Abstract

Electrochemical CO₂ reduction reaction (CO₂RR) offers a sustainable strategy for producing fuels and chemicals. However, it suffers from sluggish CO₂ activation and slow water dissociation. In this work, we construct a (P-O)^δ- modified In catalyst that exhibits high activity and selectivity in electrochemical CO₂ reduction to formate. A combination of in situ characterizations and kinetic analyses indicate that (P-O)^δ- has a strong interaction with K⁺(H₂O)_n, which effectively accelerates water dissociation to provide protons.
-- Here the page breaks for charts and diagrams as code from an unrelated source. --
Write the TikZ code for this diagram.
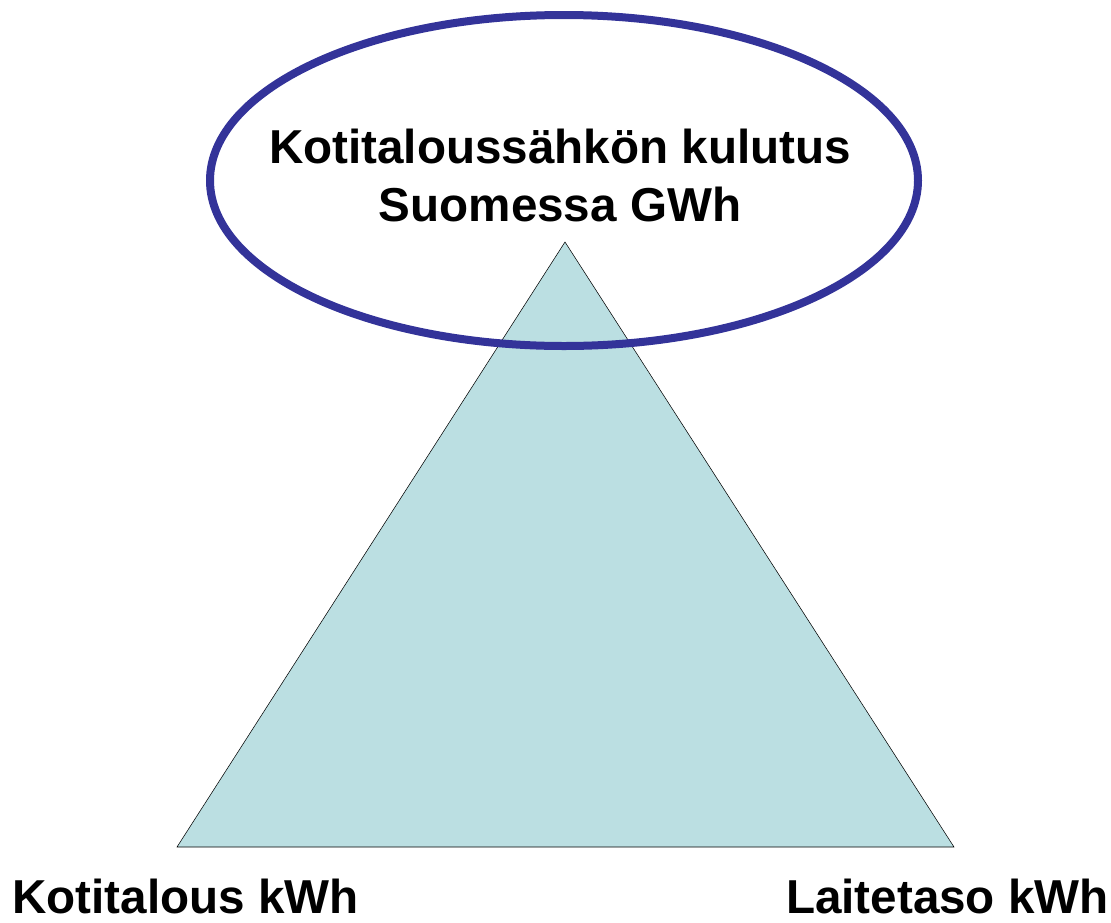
\documentclass[tikz,border=0pt]{standalone}
\usepackage{fontspec}
\setmainfont{Liberation Sans}
\usepackage{tikz}
\definecolor{ringblue}{HTML}{333399}
\definecolor{pyrfill}{HTML}{BBDFE2}

\begin{document}
\begin{tikzpicture}[x=0.75pt,y=-0.75pt]
\tikzstyle{every node}+=[inner sep=0pt]
\tikzstyle{bigtext}=[font=\fontsize{35.7}{42}\selectfont\bfseries,anchor=base]
\tikzstyle{cornertext}=[font=\fontsize{35.7}{42}\selectfont\bfseries,text depth=0pt]
\useasboundingbox (0,0) rectangle (1111,922);
\coordinate (top) at (565,242);
\coordinate (left) at (177,847);
\coordinate (right) at (954,847);
\draw [black, fill=pyrfill] (top) -- (left) -- (right) -- cycle;
\draw [ringblue, line width=6pt] (564,180.5) ellipse (354 and 165.5);
\node [bigtext] (title1) at (560,163) {Kotitaloussähkön kulutus};
\node [bigtext] (title2) at (560,221) {Suomessa GWh};
\node [cornertext, anchor=base west] (house) at (12,913.5) {Kotitalous kWh};
\node [cornertext, anchor=base east] (device) at (1109,913.5) {Laitetaso kWh};
\end{tikzpicture}
\end{document}
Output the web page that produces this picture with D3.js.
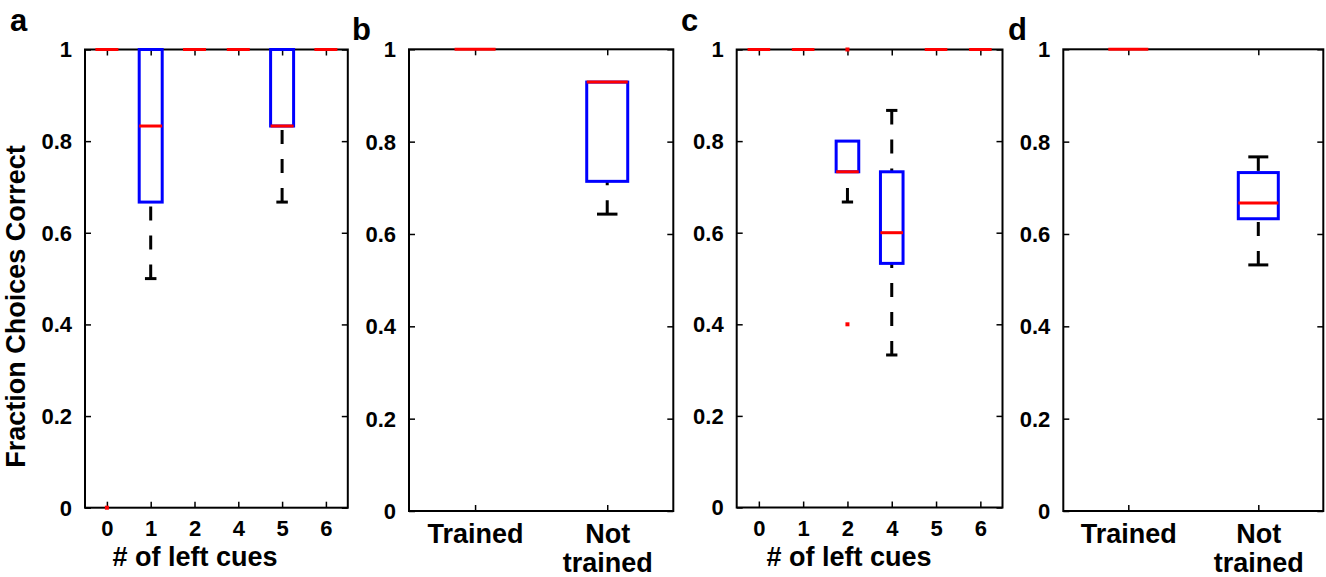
<!DOCTYPE html>
<html>
<head>
<meta charset="utf-8">
<script src="https://cdn.jsdelivr.net/npm/d3@7"></script>
<style>
  html, body { margin: 0; padding: 0; background: #fff; }
  svg { display: block; }
  text { font-family: "Liberation Sans", Arial, Helvetica, sans-serif; font-weight: bold; fill: #000; }
</style>
</head>
<body>
<svg id="chart" width="1326" height="577"></svg>
<script>
// ---- data ----------------------------------------------------------------
const cueCategories = ["0", "1", "2", "4", "5", "6"];
const trainingCategories = ["Trained", "Not trained"];
const yTickValues = [0, 0.2, 0.4, 0.6, 0.8, 1];

// panel a: fraction correct by number of left cues
const aLowerWhisker = [1, 0.5, 1, 1, 0.667, 1];
const aQ1           = [1, 0.667, 1, 1, 0.833, 1];
const aMedian       = [1, 0.833, 1, 1, 0.833, 1];
const aQ3           = [1, 1, 1, 1, 1, 1];
const aUpperWhisker = [1, 1, 1, 1, 1, 1];
const aOutliers     = [[0], [], [], [], [], []];

// panel b: trained vs. not trained trial types
const bLowerWhisker = [1, 0.643];
const bQ1           = [1, 0.714];
const bMedian       = [1, 0.929];
const bQ3           = [1, 0.929];
const bUpperWhisker = [1, 0.929];
const bOutliers     = [[], []];

// panel c: fraction correct by number of left cues
const cLowerWhisker = [1, 1, 0.667, 0.333, 1, 1];
const cQ1           = [1, 1, 0.733, 0.533, 1, 1];
const cMedian       = [1, 1, 0.733, 0.6, 1, 1];
const cQ3           = [1, 1, 0.8, 0.733, 1, 1];
const cUpperWhisker = [1, 1, 0.8, 0.867, 1, 1];
const cOutliers     = [[], [], [0.4, 1], [], [], []];

// panel d: trained vs. not trained trial types
const dLowerWhisker = [1, 0.533];
const dQ1           = [1, 0.633];
const dMedian       = [1, 0.667];
const dQ3           = [1, 0.733];
const dUpperWhisker = [1, 0.767];
const dOutliers     = [[], []];

// ---- layout --------------------------------------------------------------
const panels = [
  { letter: "a", lx: 10, ly: 31, left: 85, right: 347.8, top: 49.5, bottom: 507.7,
    cats: cueCategories, lo: aLowerWhisker, q1: aQ1, med: aMedian, q3: aQ3, hi: aUpperWhisker, out: aOutliers,
    boxW: 23, xTitle: "# of left cues", xTitleX: 195, yTitle: "Fraction Choices Correct" },
  { letter: "b", lx: 352, ly: 40, left: 409, right: 673.3, top: 49.3, bottom: 511,
    cats: trainingCategories, lo: bLowerWhisker, q1: bQ1, med: bMedian, q3: bQ3, hi: bUpperWhisker, out: bOutliers,
    boxW: 41 },
  { letter: "c", lx: 681, ly: 31, left: 736.7, right: 1002.5, top: 49.5, bottom: 507.5,
    cats: cueCategories, lo: cLowerWhisker, q1: cQ1, med: cMedian, q3: cQ3, hi: cUpperWhisker, out: cOutliers,
    boxW: 22.6, xTitle: "# of left cues", xTitleX: 849 },
  { letter: "d", lx: 1008, ly: 40, left: 1063.3, right: 1323.3, top: 49.3, bottom: 511,
    cats: trainingCategories, lo: dLowerWhisker, q1: dQ1, med: dMedian, q3: dQ3, hi: dUpperWhisker, out: dOutliers,
    boxW: 40 }
];

const svg = d3.select("#chart");
const BLUE = "#0000ff", RED = "#ff0000";
const fmt = v => (v === 0 ? "0" : v === 1 ? "1" : v.toFixed(1));

panels.forEach(p => {
  const g = svg.append("g");
  const x = d3.scalePoint().domain(p.cats).range([p.left, p.right]).padding(0.5);
  const y = d3.scaleLinear().domain([0, 1]).range([p.bottom, p.top]);
  const wordy = p.cats.length === 2;

  // panel letter
  svg.append("text").attr("x", p.lx).attr("y", p.ly)
    .style("font-size", "31px").text(p.letter);

  // axes with inward ticks on all four sides
  const styleAxis = sel => {
    sel.select(".domain").remove();
    sel.selectAll(".tick line").attr("stroke", "#000").attr("stroke-width", 1.5);
  };
  g.append("g").attr("transform", `translate(${p.left},0)`)
    .call(d3.axisLeft(y).tickValues(yTickValues).tickFormat(fmt).tickSize(-6).tickPadding(13))
    .call(styleAxis)
    .call(s => s.selectAll("text").style("font-size", "22px").attr("font-family", null).attr("dy", "0.34em"));
  g.append("g").attr("transform", `translate(${p.right},0)`)
    .call(d3.axisRight(y).tickValues(yTickValues).tickFormat("").tickSize(-6))
    .call(styleAxis);
  g.append("g").attr("transform", `translate(0,${p.top})`)
    .call(d3.axisTop(x).tickFormat("").tickSize(-6))
    .call(styleAxis);
  const xAxis = g.append("g").attr("transform", `translate(0,${p.bottom})`)
    .call(d3.axisBottom(x).tickSize(-6).tickPadding(wordy ? 13 : 13))
    .call(styleAxis);
  xAxis.selectAll("text").attr("font-family", null)
    .style("font-size", wordy ? "27px" : "22px");
  if (wordy) {
    xAxis.selectAll("text").each(function (d) {
      const words = d.split(" ");
      if (words.length > 1) {
        const t = d3.select(this).text(null);
        words.forEach((w, i) => {
          t.append("tspan").attr("x", 0).attr("dy", i === 0 ? "0.71em" : "1.08em").text(w);
        });
        t.attr("dy", null);
      }
    });
  }

  // frame
  g.append("rect").attr("x", p.left).attr("y", p.top)
    .attr("width", p.right - p.left).attr("height", p.bottom - p.top)
    .attr("fill", "none").attr("stroke", "#000").attr("stroke-width", 2);

  // axis titles
  if (p.xTitle) {
    svg.append("text").attr("x", p.xTitleX).attr("y", 566).attr("text-anchor", "middle")
      .style("font-size", "27px").text(p.xTitle);
  }
  if (p.yTitle) {
    svg.append("text").attr("transform", `translate(25,306.5) rotate(-90)`)
      .attr("text-anchor", "middle").style("font-size", "27px").text(p.yTitle);
  }

  // boxes
  const rows = p.cats.map((c, i) => ({ c, lo: p.lo[i], q1: p.q1[i], med: p.med[i], q3: p.q3[i], hi: p.hi[i], out: p.out[i] }));
  const bw = p.boxW, cw = p.boxW / 2;
  const marks = g.append("g");

  rows.forEach(r => {
    const cx = x(r.c);
    // whiskers: dashed from the adjacent value to the box edge, with a cap
    [[r.lo, r.q1], [r.hi, r.q3]].forEach(([end, edge]) => {
      if (end === edge) return;
      marks.append("line").attr("x1", cx).attr("x2", cx)
        .attr("y1", y(end)).attr("y2", y(edge))
        .attr("stroke", "#000").attr("stroke-width", 3).attr("stroke-dasharray", "14,15");
      marks.append("line").attr("x1", cx - cw / 2).attr("x2", cx + cw / 2)
        .attr("y1", y(end)).attr("y2", y(end))
        .attr("stroke", "#000").attr("stroke-width", 3);
    });
    // box
    marks.append("rect").attr("x", cx - bw / 2).attr("y", y(r.q3))
      .attr("width", bw).attr("height", y(r.q1) - y(r.q3))
      .attr("fill", "none").attr("stroke", BLUE).attr("stroke-width", 3);
    // median
    marks.append("line").attr("x1", cx - bw / 2).attr("x2", cx + bw / 2)
      .attr("y1", y(r.med)).attr("y2", y(r.med))
      .attr("stroke", RED).attr("stroke-width", 3);
    // outliers
    r.out.forEach(v => {
      marks.append("rect").attr("x", cx - 2).attr("y", y(v) - 2)
        .attr("width", 4).attr("height", 4).attr("fill", RED);
    });
  });
});
</script>
</body>
</html>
In situ attenuated total reflectance surface-enhanced infrared absorption spectroscopy (ATR-SEIRAS) measurements together with density functional theory (DFT) calculations disclose that (P-O)^δ- modification leads to a higher valence state of In active site, thus promoting CO₂ activation and HCOO* formation, while inhibiting competitive hydrogen evolution reaction (HER). As a result, the (P-O)^δ- modified oxide-derived In catalyst exhibits excellent formate selectivity across a broad potential window with a formate Faradaic efficiency as high as 92.1 % at a partial current density of ~200 mA cm^-2 and a cathodic potential of -1.2 V vs. RHE in an alkaline electrolyte.